■ **Directions for this task**:
Reproduce this listing in full.

■ **Source data**:
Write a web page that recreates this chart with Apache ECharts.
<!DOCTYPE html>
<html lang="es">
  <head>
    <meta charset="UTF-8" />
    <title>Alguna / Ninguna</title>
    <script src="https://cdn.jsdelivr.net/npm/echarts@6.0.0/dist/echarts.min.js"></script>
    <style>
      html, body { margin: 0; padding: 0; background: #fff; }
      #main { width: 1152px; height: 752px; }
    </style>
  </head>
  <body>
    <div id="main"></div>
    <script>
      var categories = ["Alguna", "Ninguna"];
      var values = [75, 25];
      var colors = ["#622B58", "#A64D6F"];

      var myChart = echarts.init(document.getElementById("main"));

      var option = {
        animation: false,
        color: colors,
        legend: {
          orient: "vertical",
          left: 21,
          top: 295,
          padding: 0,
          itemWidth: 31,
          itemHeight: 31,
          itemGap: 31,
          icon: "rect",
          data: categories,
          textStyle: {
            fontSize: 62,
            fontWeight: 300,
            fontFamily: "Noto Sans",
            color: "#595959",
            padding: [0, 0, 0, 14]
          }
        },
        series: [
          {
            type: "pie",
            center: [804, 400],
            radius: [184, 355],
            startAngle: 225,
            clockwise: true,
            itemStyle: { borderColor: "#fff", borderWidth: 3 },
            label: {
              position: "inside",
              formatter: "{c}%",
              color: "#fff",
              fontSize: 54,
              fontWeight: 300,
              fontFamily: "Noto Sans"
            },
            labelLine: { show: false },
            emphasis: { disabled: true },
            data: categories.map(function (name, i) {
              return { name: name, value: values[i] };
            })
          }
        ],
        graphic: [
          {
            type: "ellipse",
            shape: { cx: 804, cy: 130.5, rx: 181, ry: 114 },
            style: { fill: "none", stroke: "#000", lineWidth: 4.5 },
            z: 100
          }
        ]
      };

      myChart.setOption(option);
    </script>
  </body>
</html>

■ **Result of the task**:
Write a web page that recreates this chart with Apache ECharts.
<!DOCTYPE html>
<html lang="es">
  <head>
    <meta charset="UTF-8" />
    <title>Alguna / Ninguna</title>
    <script src="https://cdn.jsdelivr.net/npm/echarts@6.0.0/dist/echarts.min.js"></script>
    <style>
      html, body { margin: 0; padding: 0; background: #fff; }
      #main { width: 1152px; height: 752px; }
    </style>
  </head>
  <body>
    <div id="main"></div>
    <script>
      var categories = ["Alguna", "Ninguna"];
      var values = [75, 25];
      var colors = ["#622B58", "#A64D6F"];

      var myChart = echarts.init(document.getElementById("main"));

      var option = {
        animation: false,
        color: colors,
        legend: {
          orient: "vertical",
          left: 21,
          top: 295,
          padding: 0,
          itemWidth: 31,
          itemHeight: 31,
          itemGap: 31,
          icon: "rect",
          data: categories,
          textStyle: {
            fontSize: 62,
            fontWeight: 300,
            fontFamily: "Noto Sans",
            color: "#595959",
            padding: [0, 0, 0, 14]
          }
        },
        series: [
          {
            type: "pie",
            center: [804, 400],
            radius: [184, 355],
            startAngle: 225,
            clockwise: true,
            itemStyle: { borderColor: "#fff", borderWidth: 3 },
            label: {
              position: "inside",
              formatter: "{c}%",
              color: "#fff",
              fontSize: 54,
              fontWeight: 300,
              fontFamily: "Noto Sans"
            },
            labelLine: { show: false },
            emphasis: { disabled: true },
            data: categories.map(function (name, i) {
              return { name: name, value: values[i] };
            })
          }
        ],
        graphic: [
          {
            type: "ellipse",
            shape: { cx: 804, cy: 130.5, rx: 181, ry: 114 },
            style: { fill: "none", stroke: "#000", lineWidth: 4.5 },
            z: 100
          }
        ]
      };

      myChart.setOption(option);
    </script>
  </body>
</html>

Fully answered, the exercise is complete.